Monday, Dec. 26, 1983
Infiltrating the Public
Los Angeles police officers are caught undercover
As celebrated in TV programs such as Dragnet and Adam 12, the Los Angeles police department has long been the very model of a modern constabulary: efficient, dedicated and incorruptible. But that image is being dealt a severe blow by allegations that from 1970 to 1981 the department ran a domestic spy operation, infiltrating more than 200 political, religious, labor and civic organizations and amassing information on thousands of Angelenos. Most of the snooping was illegal and politically motivated, charges the American Civil Liberties Union, whose suit on behalf of 131 victims is scheduled to go to trial next month. Says A.C.L.U. Attorney Paul Hoffman: "The targets were critics of the department, people who were pushing for a civilian review board, anybody against the political status quo.

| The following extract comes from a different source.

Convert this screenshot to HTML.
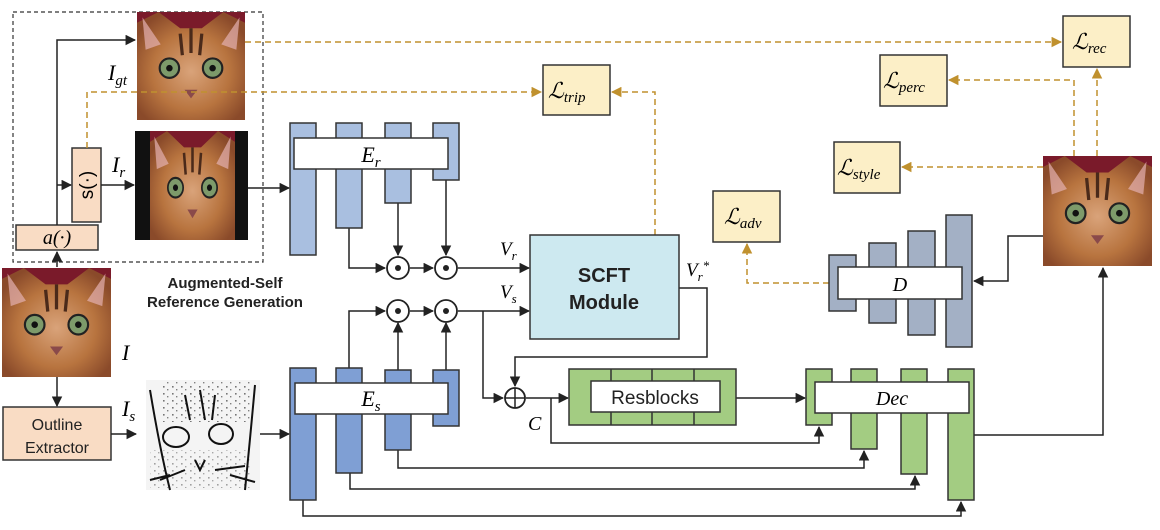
<!DOCTYPE html>
<html><head><meta charset="utf-8"><style>
html,body{margin:0;padding:0;background:#fff;}
svg{display:block;}
.t{font-family:"Liberation Serif",serif;font-style:italic;}
.s{font-family:"Liberation Sans",sans-serif;}
</style></head><body>
<svg width="1160" height="530" viewBox="0 0 1160 530" xmlns="http://www.w3.org/2000/svg">
<defs>
<marker id="a" viewBox="0 0 10 10" refX="9" refY="5" markerWidth="7" markerHeight="7" orient="auto"><path d="M0,0L10,5L0,10z" fill="#222"/></marker>
<marker id="g" viewBox="0 0 10 10" refX="9" refY="5" markerWidth="7" markerHeight="7" orient="auto"><path d="M0,0L10,5L0,10z" fill="#c0912e"/></marker>
<radialGradient id="fur" cx="50%" cy="55%" r="60%"><stop offset="0" stop-color="#d9a37a"/><stop offset="0.6" stop-color="#b8743f"/><stop offset="1" stop-color="#8a4a2a"/></radialGradient>
<pattern id="spk" width="9" height="7" patternUnits="userSpaceOnUse"><rect x="1" y="1" width="1.6" height="1.6" fill="#222"/><rect x="5" y="4" width="1.4" height="1.4" fill="#333"/></pattern>
<g id="cat">
<rect x="0" y="0" width="100" height="100" fill="#7a1a2a"/>
<path d="M0,100 L0,10 L20,0 L40,15 L60,15 L80,0 L100,10 L100,100z" fill="url(#fur)"/>
<path d="M5,5 L22,30 L8,35z M95,5 L78,30 L92,35z" fill="#e4b0b0" opacity="0.7"/>
<circle cx="30" cy="52" r="9" fill="#7d9a6a" stroke="#222" stroke-width="2"/>
<circle cx="70" cy="52" r="9" fill="#7d9a6a" stroke="#222" stroke-width="2"/>
<circle cx="30" cy="52" r="3" fill="#111"/><circle cx="70" cy="52" r="3" fill="#111"/>
<path d="M44,72 L56,72 L50,80z" fill="#8a4a4a"/>
<path d="M40,20 L42,40 M50,15 L50,38 M60,20 L58,40" stroke="#4a2a1a" stroke-width="3"/>
</g>
</defs>

<rect x="13" y="12" width="250" height="250" fill="none" stroke="#333" stroke-width="1.2" stroke-dasharray="4,3"/>

<use href="#cat" transform="translate(137,12) scale(1.08,1.08)"/>
<rect x="135" y="131" width="113" height="109" fill="#111"/>
<use href="#cat" transform="translate(150,131) scale(0.85,1.09)"/>
<use href="#cat" transform="translate(2,268) scale(1.09,1.09)"/>
<use href="#cat" transform="translate(1043,156) scale(1.09,1.1)"/>
<rect x="146" y="380" width="114" height="110" fill="#f4f4f4"/>
<rect x="160" y="382" width="90" height="40" fill="url(#spk)" opacity="0.6"/>
<rect x="150" y="450" width="100" height="38" fill="url(#spk)" opacity="0.4"/>
<g fill="none" stroke="#111" stroke-width="2">
<path d="M150,390 Q160,450 170,490 M255,385 Q250,440 245,490"/>
<ellipse cx="176" cy="437" rx="13" ry="10"/><ellipse cx="221" cy="434" rx="12" ry="10"/>
<path d="M195,460 L200,470 L205,460 M170,475 L150,480 M230,475 L255,482 M200,390 L205,420 M185,395 L190,420 M215,395 L212,420 M160,480 L185,470 M215,470 L245,466"/>
</g>

<rect x="16" y="225" width="82" height="25" fill="#f9dcc4" stroke="#333" stroke-width="1.5"/>
<text x="57" y="244" class="t" font-size="20" text-anchor="middle">a(·)</text>
<rect x="72" y="148" width="29" height="74" fill="#f9dcc4" stroke="#333" stroke-width="1.5"/>
<text class="s" font-size="19" text-anchor="middle" transform="translate(87,185) rotate(-90)" dy="6">s(·)</text>
<rect x="3" y="407" width="108" height="53" fill="#f9dcc4" stroke="#333" stroke-width="1.5"/>
<text x="57" y="430" class="s" font-size="16" text-anchor="middle" fill="#222">Outline</text>
<text x="57" y="453" class="s" font-size="16" text-anchor="middle" fill="#222">Extractor</text>
<text x="225" y="288" class="s" font-size="15" font-weight="bold" text-anchor="middle" fill="#222">Augmented-Self</text>
<text x="225" y="307" class="s" font-size="15" font-weight="bold" text-anchor="middle" fill="#222">Reference Generation</text>

<text x="108" y="80" class="t" font-size="22">I<tspan font-size="15" dy="5">gt</tspan></text>
<text x="112" y="172" class="t" font-size="22">I<tspan font-size="15" dy="5">r</tspan></text>
<text x="122" y="360" class="t" font-size="22">I</text>
<text x="122" y="416" class="t" font-size="22">I<tspan font-size="15" dy="5">s</tspan></text>

<g fill="none" stroke="#222" stroke-width="1.5">
<path d="M57,225 L57,40 L135,40" marker-end="url(#a)"/>
<path d="M57,185 L71,185" marker-end="url(#a)"/>
<path d="M101,185 L134,185" marker-end="url(#a)"/>
<path d="M57,267 L57,252" marker-end="url(#a)"/>
<path d="M57,377 L57,406" marker-end="url(#a)"/>
<path d="M111,434 L136,434" marker-end="url(#a)"/>
<path d="M248,188 L289,188" marker-end="url(#a)"/>
<path d="M260,434 L289,434" marker-end="url(#a)"/>
<path d="M349,228 L349,268 L385,268" marker-end="url(#a)"/>
<path d="M398,203 L398,255" marker-end="url(#a)"/>
<path d="M446,180 L446,255" marker-end="url(#a)"/>
<path d="M410,268 L433,268" marker-end="url(#a)"/>
<path d="M458,268 L529,268" marker-end="url(#a)"/>
<path d="M349,368 L349,311 L385,311" marker-end="url(#a)"/>
<path d="M398,370 L398,323" marker-end="url(#a)"/>
<path d="M446,370 L446,323" marker-end="url(#a)"/>
<path d="M410,311 L433,311" marker-end="url(#a)"/>
<path d="M458,311 L529,311" marker-end="url(#a)"/>
<path d="M483,311 L483,398 L503,398" marker-end="url(#a)"/>
<path d="M679,288 L707,288 L707,357 L515,357 L515,386" marker-end="url(#a)"/>
<path d="M526,398 L568,398" marker-end="url(#a)"/>
<path d="M551,398 L551,443 L819,443 L819,427" marker-end="url(#a)"/>
<path d="M736,398 L805,398" marker-end="url(#a)"/>
<path d="M398,450 L398,468 L864,468 L864,451" marker-end="url(#a)"/>
<path d="M350,473 L350,489 L915,489 L915,476" marker-end="url(#a)"/>
<path d="M303,500 L303,516 L961,516 L961,502" marker-end="url(#a)"/>
<path d="M974,435 L1103,435 L1103,268" marker-end="url(#a)"/>
<path d="M1043,236 L1008,236 L1008,281 L974,281" marker-end="url(#a)"/>
</g>

<g fill="none" stroke="#c0912e" stroke-width="1.5" stroke-dasharray="6,4">
<path d="M245,42 L1061,42" marker-end="url(#g)"/>
<path d="M87,148 L87,92 L541,92" marker-end="url(#g)"/>
<path d="M655,235 L655,92 L612,92" marker-end="url(#g)"/>
<path d="M1097,156 L1097,69" marker-end="url(#g)"/>
<path d="M1074,156 L1074,80 L949,80" marker-end="url(#g)"/>
<path d="M1043,167 L902,167" marker-end="url(#g)"/>
<path d="M829,283 L747,283 L747,244" marker-end="url(#g)"/>
</g>

<g fill="#a9bfe0" stroke="#333" stroke-width="1.5">
<rect x="290" y="123" width="26" height="132"/><rect x="336" y="123" width="26" height="105"/>
<rect x="385" y="123" width="26" height="80"/><rect x="433" y="123" width="26" height="57"/>
</g>
<rect x="294" y="138" width="154" height="31" fill="#fff" stroke="#333" stroke-width="1.5"/>
<text x="371" y="162" class="t" font-size="22" text-anchor="middle">E<tspan font-size="15" dy="5">r</tspan></text>
<g fill="#7f9fd4" stroke="#333" stroke-width="1.5">
<rect x="290" y="368" width="26" height="132"/><rect x="336" y="368" width="26" height="105"/>
<rect x="385" y="370" width="26" height="80"/><rect x="433" y="370" width="26" height="56"/>
</g>
<rect x="295" y="383" width="153" height="31" fill="#fff" stroke="#333" stroke-width="1.5"/>
<text x="371" y="406" class="t" font-size="22" text-anchor="middle">E<tspan font-size="15" dy="5">s</tspan></text>

<g fill="#fff" stroke="#222" stroke-width="1.8">
<circle cx="398" cy="268" r="11"/><circle cx="446" cy="268" r="11"/>
<circle cx="398" cy="311" r="11"/><circle cx="446" cy="311" r="11"/>
<circle cx="515" cy="398" r="10"/>
</g>
<g fill="#222"><circle cx="398" cy="268" r="3"/><circle cx="446" cy="268" r="3"/><circle cx="398" cy="311" r="3"/><circle cx="446" cy="311" r="3"/></g>
<path d="M505,398 L525,398 M515,388 L515,408" stroke="#222" stroke-width="1.5"/>
<text x="528" y="430" class="t" font-size="20">C</text>

<rect x="530" y="235" width="149" height="104" fill="#cde9f0" stroke="#333" stroke-width="1.5"/>
<text x="604" y="282" class="s" font-size="20" font-weight="bold" text-anchor="middle" fill="#222">SCFT</text>
<text x="604" y="309" class="s" font-size="20" font-weight="bold" text-anchor="middle" fill="#222">Module</text>
<text x="500" y="255" class="t" font-size="19">V<tspan font-size="13" dy="5">r</tspan></text>
<text x="500" y="298" class="t" font-size="19">V<tspan font-size="13" dy="5">s</tspan></text>
<text x="686" y="276" class="t" font-size="19">V<tspan font-size="13" dy="5">r</tspan><tspan font-size="13" dy="-11">*</tspan></text>

<rect x="569" y="369" width="167" height="56" fill="#a3cc82" stroke="#333" stroke-width="1.5"/>
<path d="M611,369V425M652,369V425M694,369V425" stroke="#333" stroke-width="1.5"/>
<rect x="591" y="381" width="129" height="31" fill="#fff" stroke="#333" stroke-width="1.5"/>
<text x="655" y="404" class="s" font-size="19" text-anchor="middle" fill="#222">Resblocks</text>

<g fill="#a3cc82" stroke="#333" stroke-width="1.5">
<rect x="806" y="369" width="26" height="56"/><rect x="851" y="369" width="26" height="80"/>
<rect x="901" y="369" width="26" height="105"/><rect x="948" y="369" width="26" height="131"/>
</g>
<rect x="815" y="382" width="154" height="31" fill="#fff" stroke="#333" stroke-width="1.5"/>
<text x="892" y="405" class="t" font-size="20" text-anchor="middle">Dec</text>

<g fill="#a3b0c5" stroke="#333" stroke-width="1.5">
<rect x="829" y="255" width="27" height="56"/><rect x="869" y="243" width="27" height="80"/>
<rect x="908" y="231" width="27" height="104"/><rect x="946" y="215" width="26" height="132"/>
</g>
<rect x="838" y="267" width="124" height="32" fill="#fff" stroke="#333" stroke-width="1.5"/>
<text x="900" y="291" class="t" font-size="20" text-anchor="middle">D</text>

<g fill="#fcefc7" stroke="#333" stroke-width="1.5">
<rect x="543" y="65" width="67" height="50"/><rect x="1063" y="16" width="67" height="51"/>
<rect x="880" y="55" width="67" height="51"/><rect x="834" y="142" width="66" height="51"/>
<rect x="713" y="191" width="67" height="51"/>
</g>
<text x="548" y="98" class="t" font-size="22">ℒ<tspan font-size="15" dy="4">trip</tspan></text>
<text x="1072" y="49" class="t" font-size="22">ℒ<tspan font-size="15" dy="4">rec</tspan></text>
<text x="883" y="88" class="t" font-size="22">ℒ<tspan font-size="15" dy="4">perc</tspan></text>
<text x="837" y="175" class="t" font-size="22">ℒ<tspan font-size="15" dy="4">style</tspan></text>
<text x="724" y="224" class="t" font-size="22">ℒ<tspan font-size="15" dy="4">adv</tspan></text>
</svg>
</body></html>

They were watching everybody."
According to A.C.L.U. complaints, the Los Angeles police planted three agents in classrooms at California State University in Northridge to spy on students. A woman operative joined the Committee on Nuclear Information, an antinuke group, eventually becoming its president. The police also gathered intelligence on members of the police commission, a state assemblyman, a superior-court judge and even the mayor of Los Angeles, Tom Bradley.
Most of the snooping challenged by the suit was the work of the 62-member public disorder intelligence division (PDID). Police claim that the PDID helped break up dangerous groups and led to the arrest of a potential presidential assassin during a visit by Jimmy Carter in 1979. Insists Police Chief Daryl Gates: "We've never surveilled groups or individuals that we didn't suspect of being in illegal activities."
Plaintiffs in the case claim, however, that PDID agents not only infiltrated law-abiding groups but often acted as provocateurs. They say, for example, that an undercover officer who joined the Coalition Against Police Abuse tried without success to get members to throw a brick through a police-station window during a demonstration in San Pedro. Observes Linda Valentino, who in 1977 helped organize the Citizens' Commission on Police Repression: "After these things started coming out, people were afraid to get involved. The police hurt a lot of groups."
The spy division worked without restraints until the mid-1970s, when a new police commission ordered intelligence data on 50,000 people and organizations " destroyed and adopted guidelines limiting the type of information the PDID could keep. Nevertheless, subsequent investigations into the unit's activities revealed that police had saved some of the material. Last January investigators seized 150 boxes of PDID data in the Long Beach mobile home and garage of Jay Paul, 36, a 15-year veteran of the force.
The district attorney, the police commission, the city council and the police department are all probing the PDID's snooping, but the unit no longer exists. The police commission disbanded it in January, replacing it with the anti-terrorist division. Critics of the police force hope the new unit can avoid the abuses of the PDID, but they wonder. Intelligence gathering, declares Chief Gates, "cannot be and never will be as pristine pure as some would like it. There is absolutely no way that we cannot, on occasion, trample on some people's privacy and their freedom."